Exercise aim
Go through the entries below and copy each line containing the word "that".

(Rows from a dataset)
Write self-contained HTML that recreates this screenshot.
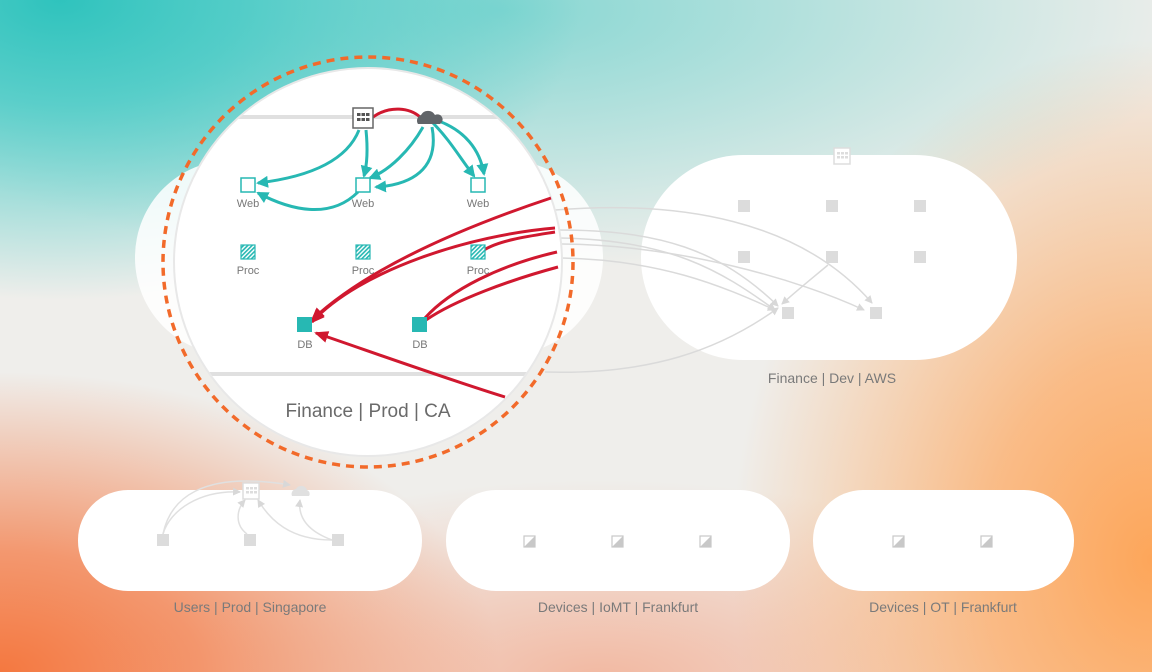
<!DOCTYPE html>
<html><head><meta charset="utf-8"><style>
html,body{margin:0;padding:0}
body{width:1152px;height:672px;overflow:hidden;position:relative;font-family:"Liberation Sans",sans-serif;
background:
radial-gradient(ellipse 520px 300px at 60px 0px,#2fc3bd 0%,rgba(60,200,195,.8) 35%,rgba(120,215,210,0) 100%),
radial-gradient(ellipse 700px 260px at 500px 10px,rgba(90,205,200,.7) 0%,rgba(150,220,215,0) 100%),
radial-gradient(ellipse 500px 300px at 0px 672px,#f47840 0%,rgba(244,130,80,.8) 40%,rgba(244,150,110,0) 100%),
radial-gradient(ellipse 420px 520px at 1152px 560px,#fda65a 0%,rgba(252,175,110,.8) 40%,rgba(250,200,160,0) 100%),
radial-gradient(ellipse 500px 200px at 600px 680px,rgba(245,140,100,.55) 0%,rgba(245,170,140,0) 100%),
#efeeeb;}
svg{position:absolute;left:0;top:0}
</style></head><body>
<svg width="1152" height="672" viewBox="0 0 1152 672" font-family="Liberation Sans, sans-serif">
<defs>
<marker id="ag" markerWidth="8" markerHeight="8" refX="7" refY="4" orient="auto" markerUnits="userSpaceOnUse"><path d="M0,0L8,4L0,8z" fill="#d8d8d8"/></marker>
<marker id="at" markerWidth="12" markerHeight="12" refX="10" refY="6" orient="auto" markerUnits="userSpaceOnUse"><path d="M0,0L12,6L0,12z" fill="#27b8b3"/></marker>
<marker id="ar" markerWidth="14" markerHeight="12" refX="12" refY="6" orient="auto" markerUnits="userSpaceOnUse"><path d="M0,0L14,6L0,12z" fill="#d0182f"/></marker>
<pattern id="hatch" width="3" height="3" patternUnits="userSpaceOnUse" patternTransform="rotate(45)"><rect width="3" height="3" fill="#fff"/><rect width="1.6" height="3" fill="#27b8b3"/></pattern>
<clipPath id="cc"><circle cx="368" cy="262" r="193"/></clipPath>
</defs>
<!-- pills -->
<rect x="135" y="160" width="468" height="195" rx="97" fill="#fff" opacity=".85"/>
<rect x="641" y="155" width="376" height="205" rx="102" fill="#fff"/>
<rect x="78" y="490" width="344" height="101" rx="50" fill="#fff"/>
<rect x="446" y="490" width="344" height="101" rx="50" fill="#fff"/>
<rect x="813" y="490" width="261" height="101" rx="50" fill="#fff"/>
<g font-size="14" fill="#7a7a7a" text-anchor="middle">
<text x="832" y="383">Finance | Dev | AWS</text>
<text x="250" y="612">Users | Prod | Singapore</text>
<text x="618" y="612">Devices | IoMT | Frankfurt</text>
<text x="943" y="612">Devices | OT | Frankfurt</text>
</g>
<!-- right pill nodes -->
<g fill="#dcdcdc">
<rect x="738" y="200" width="12" height="12"/><rect x="826" y="200" width="12" height="12"/><rect x="914" y="200" width="12" height="12"/>
<rect x="738" y="251" width="12" height="12"/><rect x="826" y="251" width="12" height="12"/><rect x="914" y="251" width="12" height="12"/>
<rect x="782" y="307" width="12" height="12"/><rect x="870" y="307" width="12" height="12"/>
</g>
<rect x="834" y="148" width="16" height="16" fill="#fff" stroke="#ddd" stroke-width="1.5"/>
<g fill="#ddd"><rect x="837" y="152" width="3" height="2.5"/><rect x="841" y="152" width="3" height="2.5"/><rect x="845" y="152" width="3" height="2.5"/><rect x="837" y="156" width="3" height="2.5"/><rect x="841" y="156" width="3" height="2.5"/><rect x="845" y="156" width="3" height="2.5"/></g>
<!-- gray curves -->
<g fill="none" stroke="#dadada" stroke-width="1.5" marker-end="url(#ag)">
<path d="M555,210 C680,200 800,220 872,303"/>
<path d="M558,230 C660,230 720,250 778,306"/>
<path d="M560,238 C670,240 720,270 775,310"/>
<path d="M562,244 C680,245 800,280 864,310"/>
<path d="M562,258 C660,260 720,285 775,310"/>
<path d="M545,372 C650,375 720,350 778,308"/>
<path d="M828,265 C810,280 795,292 782,304"/>
</g>
<!-- bottom-left -->
<g fill="#dcdcdc"><rect x="157" y="534" width="12" height="12"/><rect x="244" y="534" width="12" height="12"/><rect x="332" y="534" width="12" height="12"/>
<rect x="308" y="534" width="0" height="0"/></g>
<g fill="none" stroke="#e0e0e0" stroke-width="1.5" marker-end="url(#ag)">
<path d="M163,534 C170,500 200,470 290,485"/>
<path d="M163,534 C170,510 200,490 240,492"/>
<path d="M247,534 C235,525 236,510 245,500"/>
<path d="M332,540 C290,540 270,520 258,500"/>
<path d="M332,540 C305,530 298,515 300,500"/>
</g>
<rect x="243" y="483" width="16" height="16" fill="#fff" stroke="#ddd" stroke-width="1.5"/>
<g fill="#ddd"><rect x="246" y="487" width="3" height="2.5"/><rect x="250" y="487" width="3" height="2.5"/><rect x="254" y="487" width="3" height="2.5"/><rect x="246" y="491" width="3" height="2.5"/><rect x="250" y="491" width="3" height="2.5"/><rect x="254" y="491" width="3" height="2.5"/></g>
<path d="M292,496 a5,5 0 0 1 4,-7 a6,6 0 0 1 11,1 a4,4 0 0 1 2,6z" fill="#e0e0e0"/>
<!-- bottom devices -->
<g fill="#fff" stroke="#c8c8c8" stroke-width="1.2">
<rect x="524" y="536" width="11" height="11"/><rect x="612" y="536" width="11" height="11"/><rect x="700" y="536" width="11" height="11"/>
<rect x="893" y="536" width="11" height="11"/><rect x="981" y="536" width="11" height="11"/>
</g>
<g fill="#c8c8c8"><path d="M535,536L535,547L524,547z"/><path d="M623,536L623,547L612,547z"/><path d="M711,536L711,547L700,547z"/><path d="M904,536L904,547L893,547z"/><path d="M992,536L992,547L981,547z"/></g>
<!-- main circle -->
<circle cx="368" cy="262" r="195" fill="#e8e8e8"/>
<circle cx="368" cy="262" r="193" fill="#fff"/>
<g clip-path="url(#cc)">
<rect x="150" y="115" width="440" height="4" fill="#e0e0e0"/>
<rect x="150" y="372" width="440" height="4" fill="#e0e0e0"/>
</g>
<circle cx="368" cy="262" r="205" fill="none" stroke="#f26a2a" stroke-width="3.5" stroke-dasharray="8,6"/>
<text x="368" y="417" font-size="19" fill="#6a6a6a" text-anchor="middle">Finance | Prod | CA</text>
<!-- teal arrows -->
<g fill="none" stroke="#27b8b3" stroke-width="3">
<path d="M359,130 C345,165 300,178 258,183" marker-end="url(#at)"/>
<path d="M366,130 C368,150 367,165 364,176" marker-end="url(#at)"/>
<path d="M423,127 C410,150 390,170 370,178" marker-end="url(#at)"/>
<path d="M432,127 C440,170 410,185 376,187" marker-end="url(#at)"/>
<path d="M358,192 C330,220 290,210 258,193" marker-end="url(#at)"/>
<path d="M432,122 C450,140 460,158 474,176" marker-end="url(#at)"/>
<path d="M436,120 C465,130 480,150 484,174" marker-end="url(#at)"/>
</g>
<!-- red -->
<g fill="none" stroke="#d0182f" stroke-width="3">
<path d="M373,117 C390,105 410,108 420,117"/>
<path d="M551,198 C440,235 360,275 312,320" marker-end="url(#ar)"/>
<path d="M555,228 C470,235 360,270 312,322" marker-end="url(#ar)"/>
<path d="M555,232 C530,236 500,240 484,250"/>
<path d="M557,252 C500,265 450,290 425,318"/>
<path d="M558,267 C510,280 455,300 426,320"/>
<path d="M505,397 C450,380 380,355 316,333" marker-end="url(#ar)"/>
</g>
<!-- nodes -->
<g fill="#fff" stroke="#27b8b3" stroke-width="1.5">
<rect x="241" y="178" width="14" height="14"/><rect x="356" y="178" width="14" height="14"/><rect x="471" y="178" width="14" height="14"/>
</g>
<g fill="url(#hatch)" stroke="#27b8b3" stroke-width="1.2">
<rect x="241" y="245" width="14" height="14"/><rect x="356" y="245" width="14" height="14"/><rect x="471" y="245" width="14" height="14"/>
</g>
<g fill="#27b8b3"><rect x="297" y="317" width="15" height="15"/><rect x="412" y="317" width="15" height="15"/></g>
<g font-size="11" fill="#777" text-anchor="middle">
<text x="248" y="207">Web</text><text x="363" y="207">Web</text><text x="478" y="207">Web</text>
<text x="248" y="274">Proc</text><text x="363" y="274">Proc</text><text x="478" y="274">Proc</text>
<text x="305" y="348">DB</text><text x="420" y="348">DB</text>
</g>
<rect x="353" y="108" width="20" height="20" fill="#fff" stroke="#666" stroke-width="1.5"/>
<g fill="#555"><rect x="357" y="113" width="3.5" height="3"/><rect x="361.5" y="113" width="3.5" height="3"/><rect x="366" y="113" width="3.5" height="3"/><rect x="357" y="118" width="3.5" height="3"/><rect x="361.5" y="118" width="3.5" height="3"/><rect x="366" y="118" width="3.5" height="3"/></g>
<path d="M418,124 a6,6 0 0 1 3,-9 a8,8 0 0 1 14,0 a5,5 0 0 1 5,9z" fill="#606468"/>
</svg>
</body></html>
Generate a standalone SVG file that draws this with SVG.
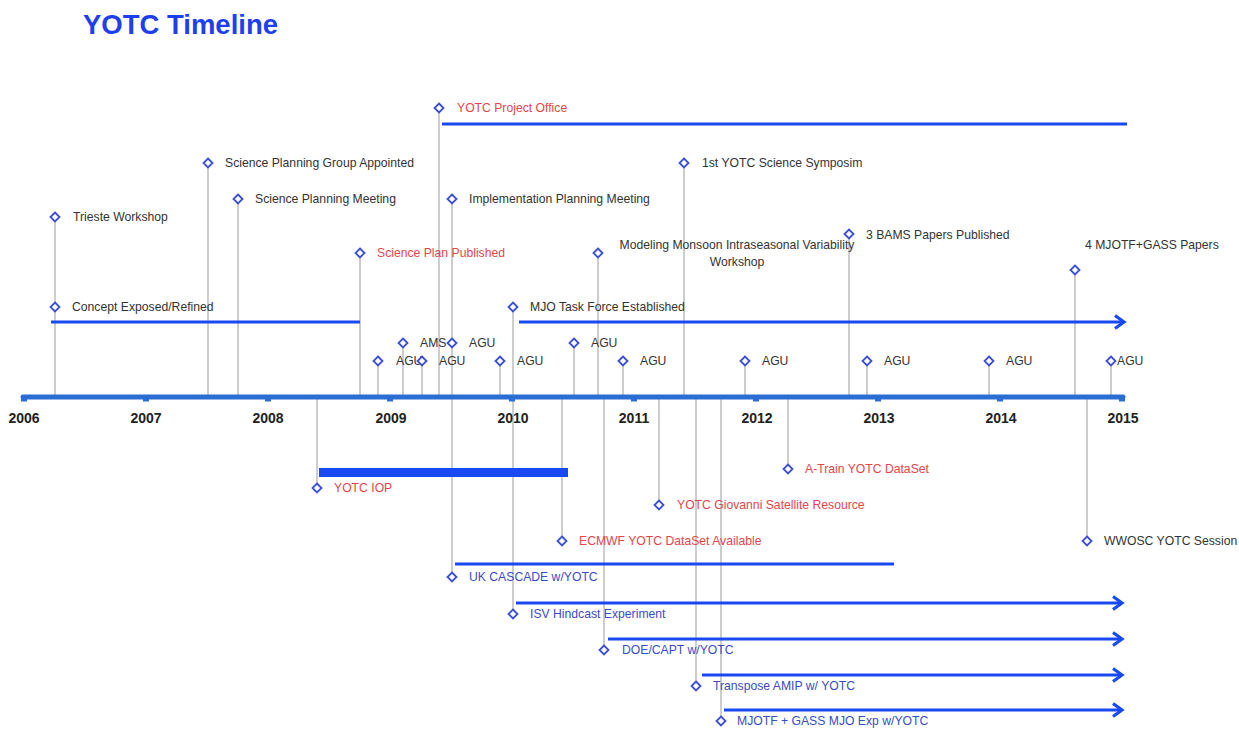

Output for this exercise
Write self-contained HTML that recreates this screenshot.
Generate a standalone SVG file that draws this with SVG.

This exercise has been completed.